A year after the city council rejected a sweeping ordinance targeting drag performances, LGBTQ residents and performers are still fighting for clarity on what the law actually protects—and what it leaves dangerously exposed.
News
A year after the city council rejected a sweeping ordinance targeting drag performances, LGBTQ residents and performers are still fighting for clarity on what the law actually protects—and what it leaves dangerously exposed.
The ordinance died in committee, but the threat didn't. That's the reality Fort Lauderdale's drag community has been living with since early 2024, when city council members circled back to a proposal that would have effectively banned drag performances in public spaces under the guise of protecting minors. The measure failed to advance, but its ghost still haunts performance venues and the performers who work in them.
What happened in that council meeting matters beyond the outcome. The debate itself revealed how little consensus exists around what drag actually is, who gets to define it, and whether local government has the right to regulate it based on vague standards about "adult cabaret performances" and "sexual conduct." Those aren't settled questions in Fort Lauderdale, and they're not going away quietly.
The original proposal would have prohibited drag performances in establishments where minors could be present, which sounds reasonable in the abstract. But the language was dangerously broad. It defined drag in ways that could have criminalized everything from a queen doing a lip-sync set at a Pride festival to a trans woman performing stand-up comedy. The ordinance didn't distinguish between a professional adult show in a licensed bar and community events in public parks. It didn't account for the fact that many drag performers are artists, comedians, and activists whose work has nothing to do with sexuality.

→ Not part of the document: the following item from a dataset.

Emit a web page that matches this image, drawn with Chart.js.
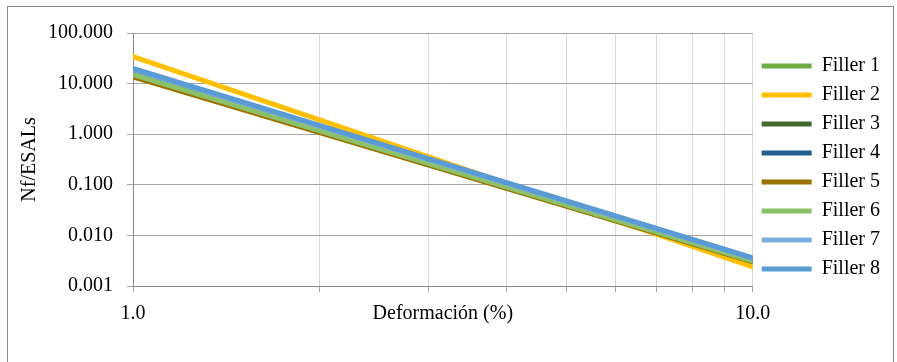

Fort Lauderdale's LGBTQ community mobilized. Performers testified about their livelihoods. Business owners explained how such an ordinance would devastate venues that depend on drag entertainment. Legal experts outlined the constitutional problems. And the measure stalled. That's a win, technically. But it's a fragile one.
The real danger now is the ambiguity that lingers. Without clear legal guidance, venues operate in a state of perpetual uncertainty. A bar owner can't know for certain whether hosting a drag show on a Friday night is protected expression or a legal liability. A performer can't know if their act—one they've been doing safely for years—suddenly puts them or their venue at risk. That uncertainty is its own form of suppression. It's cheaper and easier to cancel a show than to fight a potential fine or legal challenge.
This is how censorship works in practice. It doesn't always require a law to pass. Sometimes it just requires the threat of one, the conversation around one, the existence of people in government willing to entertain one. Fort Lauderdale had that conversation in the open, which is better than many places. But the fact that it happened at all reveals something troubling: elected officials in a city with a substantial LGBTQ population were seriously considering legislation that would have restricted the basic right of LGBTQ people to express themselves and earn a living.
The performers know this. They remember the months of uncertainty, the late-night conversations about whether to keep booking shows, the anxiety of not knowing if the next city council meeting would bring a new version of the ordinance back to the floor. Some shows were cancelled preemptively. Some performers moved gigs or stopped booking Fort Lauderdale venues. The economic impact was real, even if the ordinance never became law.
What's missing now is closure. Fort Lauderdale's city council never made an affirmative statement protecting drag performance as protected speech. They never passed a resolution supporting LGBTQ artists' right to perform. They simply let the ordinance die. That's not the same as defending the right to perform. It's the difference between a jury saying "not guilty" and a jury saying nothing at all.
This matters because similar ordinances are being proposed and passed in other jurisdictions. Some are written more carefully than others, but the impulse is the same: regulate drag, limit when and where it can happen, restrict who can attend. Fort Lauderdale's near-miss is a warning. The fact that the ordinance failed here doesn't mean it won't be tried again, or that it won't succeed the next time if it's repackaged slightly differently.
The performers and venue owners who fought the ordinance are still watching. They're waiting to see if city council will move in a different direction or if this was just a temporary setback before another attempt. The uncertainty itself is the punishment. It chills speech, discourages booking, and sends a message to LGBTQ artists that they're not fully welcome in their own city—even when they technically win.
Fort Lauderdale has long marketed itself as a destination for LGBTQ travelers and residents. That reputation is built on more than just the existence of gay bars and Pride events. It's built on the assumption that LGBTQ people can live and work openly, without constant legal jeopardy. The drag ordinance fight tested that assumption and found it wanting. The city has a chance to repair that damage by explicitly protecting drag performance and the people who do it. Until then, the threat remains real, and the community remains on edge.
The ordinance may be dead, but the conversation it sparked is still very much alive in Fort Lauderdale. And that conversation—about who gets to perform, who gets to decide, and what rights LGBTQ people actually have in the city—is far from resolved.